What do parades, shamrocks, and green beer bring to mind? Saint Patrick’s Day, of course. The first Saint Patrick’s Day celebrations in the United States took place in the 18th century in Boston and New York, and festivities expanded in the 19th century as more and more Irish immigrated to the country.
Today, Saint Patrick’s Day is observed nationwide by people of all backgrounds—akin to the Fourth of July or Halloween. But early on, Irish immigrants saw it partly as a way to express their civic pride against anti-immigrant detractors.
Puck was one such detractor. A political satire magazine published between 1877 and 1918, its cartoons caricatured the Irish—depicting negligent servants, scheming political bosses, and reckless agitators. By March 15, 1911, when the cover shown here was published, the magazine had softened its treatment somewhat, although not entirely.
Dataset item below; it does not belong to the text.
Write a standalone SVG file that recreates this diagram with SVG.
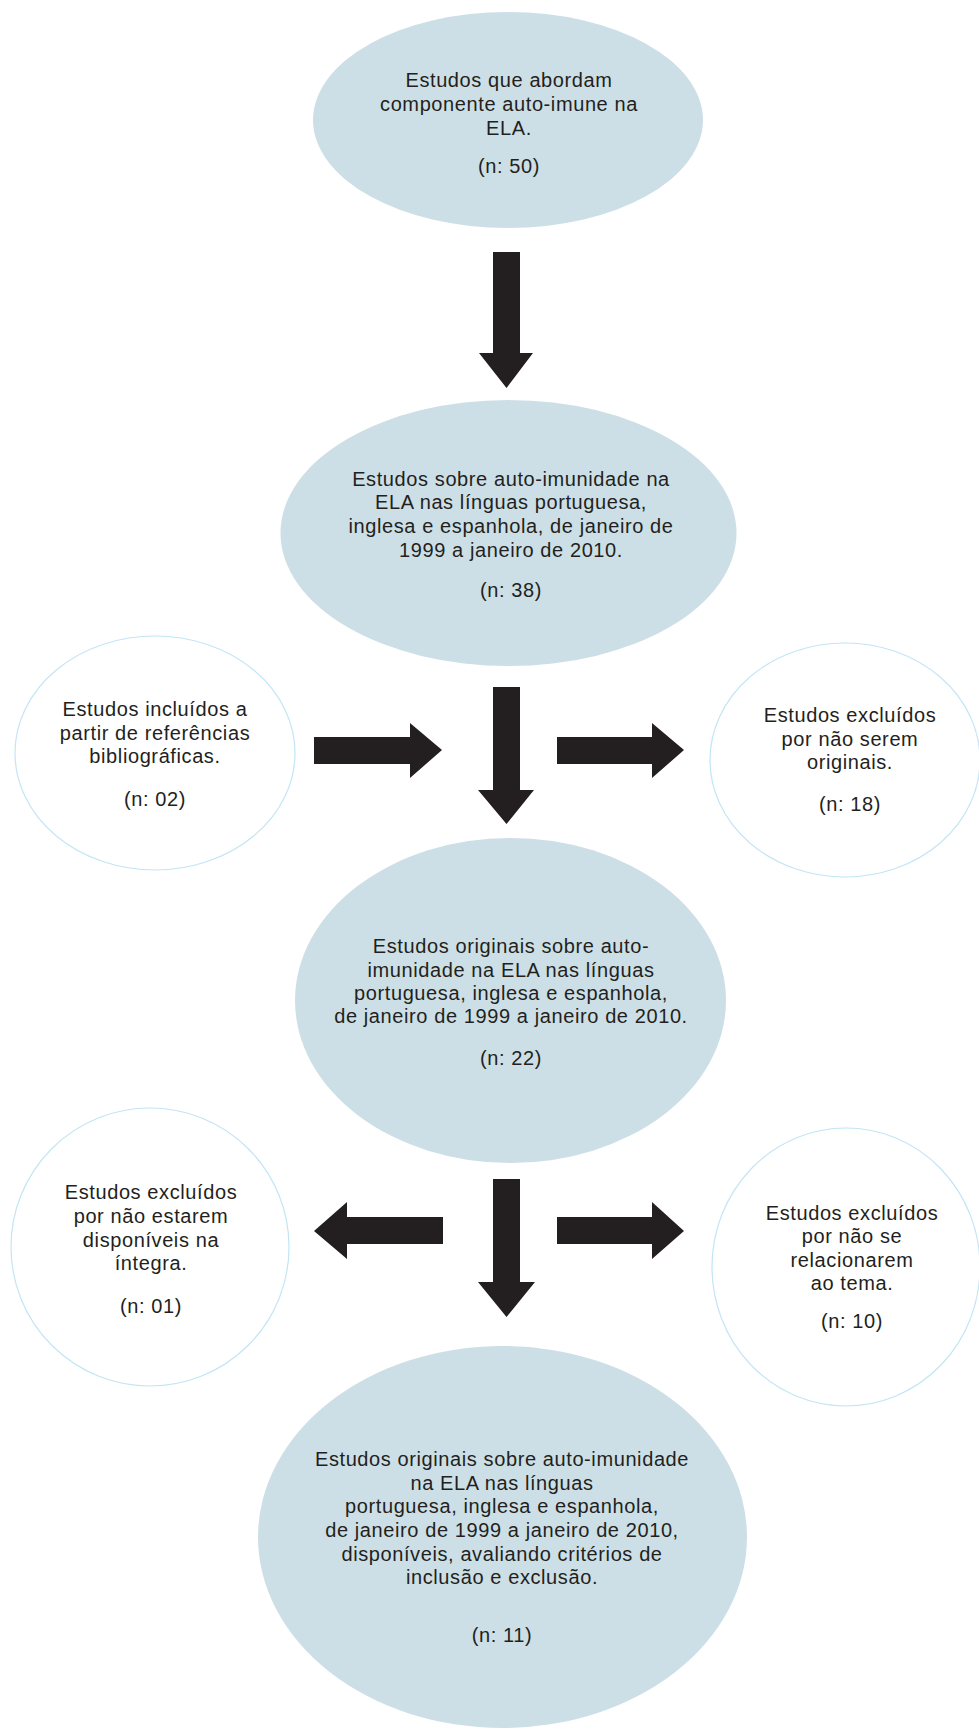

Titled On the Seventeenth—The Irishman’s Idea of Atlas, the cover shows an old Irish man as the god Atlas holding aloft a globe on which Ireland makes up an entire hemisphere. In his other hand, he clutches a shillelagh, a thick stick often used as a weapon. Shamrocks line the sides and bottom of the design, and the title Puck is made of Celtic knots.
Like many Puck covers, this one came into the Library’s collection through copyright registration. The magazine’s publishers, Keppler and Schwarzmann, registered the cover art with the U.S. Copyright Office on March 13, 1911, depositing two copies.
More than 2,500 colorful Puck cartoons are available in the Library’s prints and photographs online catalog.